Dataset content:

******************************

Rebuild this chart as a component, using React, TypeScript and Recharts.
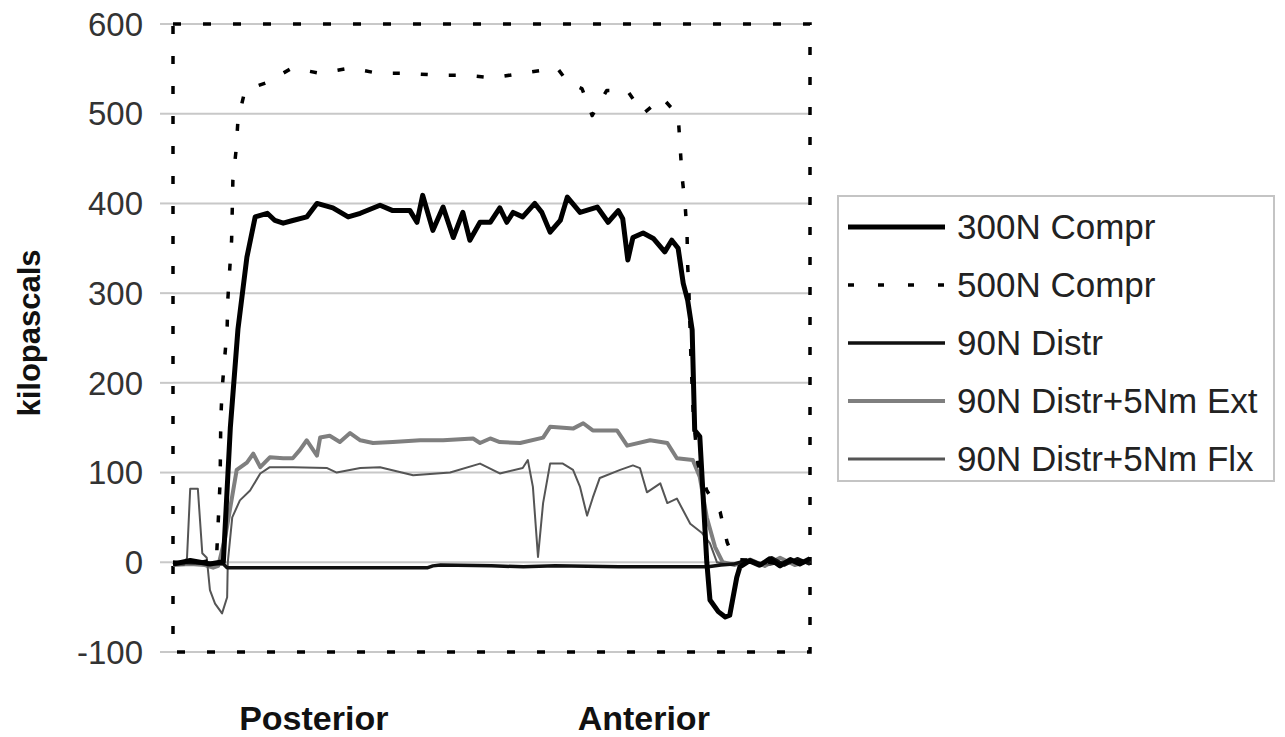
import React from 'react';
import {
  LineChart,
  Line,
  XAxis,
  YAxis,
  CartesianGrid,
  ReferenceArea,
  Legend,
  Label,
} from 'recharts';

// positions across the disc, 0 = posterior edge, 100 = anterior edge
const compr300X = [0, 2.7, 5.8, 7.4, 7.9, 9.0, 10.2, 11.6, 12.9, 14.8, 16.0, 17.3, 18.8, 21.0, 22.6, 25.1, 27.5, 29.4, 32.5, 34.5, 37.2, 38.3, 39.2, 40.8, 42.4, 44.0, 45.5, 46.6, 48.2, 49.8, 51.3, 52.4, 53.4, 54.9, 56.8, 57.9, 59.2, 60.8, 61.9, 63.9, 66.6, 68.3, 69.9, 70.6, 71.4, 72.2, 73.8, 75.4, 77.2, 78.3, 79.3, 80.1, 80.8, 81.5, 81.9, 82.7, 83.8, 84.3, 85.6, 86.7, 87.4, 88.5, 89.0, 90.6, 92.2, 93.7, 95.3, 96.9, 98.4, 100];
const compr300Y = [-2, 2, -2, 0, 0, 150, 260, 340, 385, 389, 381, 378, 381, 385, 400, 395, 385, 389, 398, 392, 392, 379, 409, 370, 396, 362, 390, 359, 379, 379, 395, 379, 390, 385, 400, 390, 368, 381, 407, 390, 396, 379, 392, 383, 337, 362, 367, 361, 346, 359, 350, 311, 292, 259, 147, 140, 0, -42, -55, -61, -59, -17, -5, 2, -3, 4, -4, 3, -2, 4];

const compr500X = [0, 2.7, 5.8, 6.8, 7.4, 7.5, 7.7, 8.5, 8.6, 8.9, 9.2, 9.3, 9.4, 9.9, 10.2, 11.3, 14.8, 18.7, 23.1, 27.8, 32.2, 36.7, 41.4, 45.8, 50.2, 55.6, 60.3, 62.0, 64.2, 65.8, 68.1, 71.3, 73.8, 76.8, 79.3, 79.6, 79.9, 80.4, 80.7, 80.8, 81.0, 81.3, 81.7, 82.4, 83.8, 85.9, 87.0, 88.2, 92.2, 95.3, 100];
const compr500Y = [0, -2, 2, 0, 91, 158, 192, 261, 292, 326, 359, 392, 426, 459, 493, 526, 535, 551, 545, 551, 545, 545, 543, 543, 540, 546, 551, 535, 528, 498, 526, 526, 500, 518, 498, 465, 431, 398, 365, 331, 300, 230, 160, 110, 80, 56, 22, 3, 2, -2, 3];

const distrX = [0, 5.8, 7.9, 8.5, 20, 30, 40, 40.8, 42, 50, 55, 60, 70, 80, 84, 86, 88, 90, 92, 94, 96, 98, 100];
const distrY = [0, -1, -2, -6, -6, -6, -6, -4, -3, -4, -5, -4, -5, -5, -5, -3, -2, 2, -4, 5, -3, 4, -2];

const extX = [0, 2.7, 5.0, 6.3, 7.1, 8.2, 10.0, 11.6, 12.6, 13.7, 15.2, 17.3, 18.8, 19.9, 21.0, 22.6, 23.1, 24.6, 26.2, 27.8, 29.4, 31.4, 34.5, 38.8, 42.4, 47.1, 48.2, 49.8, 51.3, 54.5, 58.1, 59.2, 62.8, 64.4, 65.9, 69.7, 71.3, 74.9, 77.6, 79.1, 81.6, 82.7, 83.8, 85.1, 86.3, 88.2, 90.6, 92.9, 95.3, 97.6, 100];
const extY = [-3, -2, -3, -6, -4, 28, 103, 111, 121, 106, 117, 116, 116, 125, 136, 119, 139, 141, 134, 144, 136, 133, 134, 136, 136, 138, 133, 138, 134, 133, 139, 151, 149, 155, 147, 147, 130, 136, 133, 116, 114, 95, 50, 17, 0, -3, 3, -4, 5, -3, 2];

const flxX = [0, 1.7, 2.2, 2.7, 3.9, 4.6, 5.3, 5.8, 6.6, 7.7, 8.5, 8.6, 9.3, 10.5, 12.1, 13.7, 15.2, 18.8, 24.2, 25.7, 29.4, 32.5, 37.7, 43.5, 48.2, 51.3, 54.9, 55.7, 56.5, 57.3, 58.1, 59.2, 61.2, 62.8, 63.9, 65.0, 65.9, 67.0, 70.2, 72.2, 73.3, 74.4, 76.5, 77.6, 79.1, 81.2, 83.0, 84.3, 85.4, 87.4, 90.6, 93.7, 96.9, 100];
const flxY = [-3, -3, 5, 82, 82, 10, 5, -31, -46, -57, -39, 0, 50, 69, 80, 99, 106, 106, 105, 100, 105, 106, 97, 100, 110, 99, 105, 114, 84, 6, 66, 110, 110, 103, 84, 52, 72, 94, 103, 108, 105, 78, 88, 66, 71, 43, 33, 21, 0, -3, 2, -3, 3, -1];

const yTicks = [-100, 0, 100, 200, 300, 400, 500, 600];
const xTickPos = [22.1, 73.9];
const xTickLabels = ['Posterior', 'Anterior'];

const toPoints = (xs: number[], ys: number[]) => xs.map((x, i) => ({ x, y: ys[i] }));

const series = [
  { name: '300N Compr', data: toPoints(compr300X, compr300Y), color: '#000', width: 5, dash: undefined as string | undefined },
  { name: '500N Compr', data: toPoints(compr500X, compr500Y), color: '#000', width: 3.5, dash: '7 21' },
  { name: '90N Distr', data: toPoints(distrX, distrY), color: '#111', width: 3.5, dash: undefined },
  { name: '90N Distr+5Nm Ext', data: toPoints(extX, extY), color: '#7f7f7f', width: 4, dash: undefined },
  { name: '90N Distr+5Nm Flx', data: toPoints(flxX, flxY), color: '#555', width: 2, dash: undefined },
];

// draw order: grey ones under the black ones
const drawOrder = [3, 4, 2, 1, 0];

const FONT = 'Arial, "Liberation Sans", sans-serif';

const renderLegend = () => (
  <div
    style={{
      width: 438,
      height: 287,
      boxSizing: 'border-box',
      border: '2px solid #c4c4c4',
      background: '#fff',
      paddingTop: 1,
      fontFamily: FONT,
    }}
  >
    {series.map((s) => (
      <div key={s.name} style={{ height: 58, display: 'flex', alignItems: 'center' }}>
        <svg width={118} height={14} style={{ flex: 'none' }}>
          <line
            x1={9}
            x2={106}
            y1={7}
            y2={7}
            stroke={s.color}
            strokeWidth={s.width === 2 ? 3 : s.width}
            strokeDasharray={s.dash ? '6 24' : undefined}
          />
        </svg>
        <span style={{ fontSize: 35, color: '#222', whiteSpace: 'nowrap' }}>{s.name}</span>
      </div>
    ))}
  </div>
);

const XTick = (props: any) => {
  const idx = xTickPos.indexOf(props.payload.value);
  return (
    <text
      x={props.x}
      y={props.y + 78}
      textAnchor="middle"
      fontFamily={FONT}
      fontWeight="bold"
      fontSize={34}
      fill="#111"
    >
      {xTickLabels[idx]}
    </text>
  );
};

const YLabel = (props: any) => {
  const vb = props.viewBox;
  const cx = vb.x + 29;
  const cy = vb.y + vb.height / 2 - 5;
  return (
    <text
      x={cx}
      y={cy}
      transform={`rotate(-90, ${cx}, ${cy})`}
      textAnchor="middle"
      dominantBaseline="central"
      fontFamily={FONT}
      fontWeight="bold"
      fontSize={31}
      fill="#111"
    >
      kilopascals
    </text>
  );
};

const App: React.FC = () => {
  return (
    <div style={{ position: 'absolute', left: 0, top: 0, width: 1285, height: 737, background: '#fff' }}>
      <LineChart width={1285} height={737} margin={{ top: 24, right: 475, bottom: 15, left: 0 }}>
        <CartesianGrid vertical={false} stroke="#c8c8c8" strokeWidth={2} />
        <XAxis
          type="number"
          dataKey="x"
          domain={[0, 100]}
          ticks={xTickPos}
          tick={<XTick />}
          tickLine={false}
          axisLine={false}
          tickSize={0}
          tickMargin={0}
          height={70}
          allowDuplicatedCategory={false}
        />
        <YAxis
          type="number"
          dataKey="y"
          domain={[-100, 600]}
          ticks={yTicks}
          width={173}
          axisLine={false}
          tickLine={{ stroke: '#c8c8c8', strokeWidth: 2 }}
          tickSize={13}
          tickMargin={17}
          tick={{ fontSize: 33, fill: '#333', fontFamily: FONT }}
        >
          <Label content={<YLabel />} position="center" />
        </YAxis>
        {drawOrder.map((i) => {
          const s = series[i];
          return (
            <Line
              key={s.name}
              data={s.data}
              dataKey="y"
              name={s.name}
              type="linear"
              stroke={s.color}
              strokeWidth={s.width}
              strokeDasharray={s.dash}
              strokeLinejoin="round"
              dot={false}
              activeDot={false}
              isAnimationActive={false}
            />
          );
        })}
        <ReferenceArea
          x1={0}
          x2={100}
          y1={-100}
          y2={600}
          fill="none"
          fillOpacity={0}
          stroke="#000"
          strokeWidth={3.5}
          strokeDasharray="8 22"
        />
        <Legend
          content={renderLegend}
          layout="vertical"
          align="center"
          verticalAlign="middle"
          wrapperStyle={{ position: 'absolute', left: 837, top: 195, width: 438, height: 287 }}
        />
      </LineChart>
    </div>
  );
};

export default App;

******************************

Aim of the exercise: Repeat the listing above up to and including the line with "-4, 5, -3, 4, -2];", starting from its first line. Drop any pictures.

Task solution:
Rebuild this chart as a component, using React, TypeScript and Recharts.
import React from 'react';
import {
  LineChart,
  Line,
  XAxis,
  YAxis,
  CartesianGrid,
  ReferenceArea,
  Legend,
  Label,
} from 'recharts';

// positions across the disc, 0 = posterior edge, 100 = anterior edge
const compr300X = [0, 2.7, 5.8, 7.4, 7.9, 9.0, 10.2, 11.6, 12.9, 14.8, 16.0, 17.3, 18.8, 21.0, 22.6, 25.1, 27.5, 29.4, 32.5, 34.5, 37.2, 38.3, 39.2, 40.8, 42.4, 44.0, 45.5, 46.6, 48.2, 49.8, 51.3, 52.4, 53.4, 54.9, 56.8, 57.9, 59.2, 60.8, 61.9, 63.9, 66.6, 68.3, 69.9, 70.6, 71.4, 72.2, 73.8, 75.4, 77.2, 78.3, 79.3, 80.1, 80.8, 81.5, 81.9, 82.7, 83.8, 84.3, 85.6, 86.7, 87.4, 88.5, 89.0, 90.6, 92.2, 93.7, 95.3, 96.9, 98.4, 100];
const compr300Y = [-2, 2, -2, 0, 0, 150, 260, 340, 385, 389, 381, 378, 381, 385, 400, 395, 385, 389, 398, 392, 392, 379, 409, 370, 396, 362, 390, 359, 379, 379, 395, 379, 390, 385, 400, 390, 368, 381, 407, 390, 396, 379, 392, 383, 337, 362, 367, 361, 346, 359, 350, 311, 292, 259, 147, 140, 0, -42, -55, -61, -59, -17, -5, 2, -3, 4, -4, 3, -2, 4];

const compr500X = [0, 2.7, 5.8, 6.8, 7.4, 7.5, 7.7, 8.5, 8.6, 8.9, 9.2, 9.3, 9.4, 9.9, 10.2, 11.3, 14.8, 18.7, 23.1, 27.8, 32.2, 36.7, 41.4, 45.8, 50.2, 55.6, 60.3, 62.0, 64.2, 65.8, 68.1, 71.3, 73.8, 76.8, 79.3, 79.6, 79.9, 80.4, 80.7, 80.8, 81.0, 81.3, 81.7, 82.4, 83.8, 85.9, 87.0, 88.2, 92.2, 95.3, 100];
const compr500Y = [0, -2, 2, 0, 91, 158, 192, 261, 292, 326, 359, 392, 426, 459, 493, 526, 535, 551, 545, 551, 545, 545, 543, 543, 540, 546, 551, 535, 528, 498, 526, 526, 500, 518, 498, 465, 431, 398, 365, 331, 300, 230, 160, 110, 80, 56, 22, 3, 2, -2, 3];

const distrX = [0, 5.8, 7.9, 8.5, 20, 30, 40, 40.8, 42, 50, 55, 60, 70, 80, 84, 86, 88, 90, 92, 94, 96, 98, 100];
const distrY = [0, -1, -2, -6, -6, -6, -6, -4, -3, -4, -5, -4, -5, -5, -5, -3, -2, 2, -4, 5, -3, 4, -2];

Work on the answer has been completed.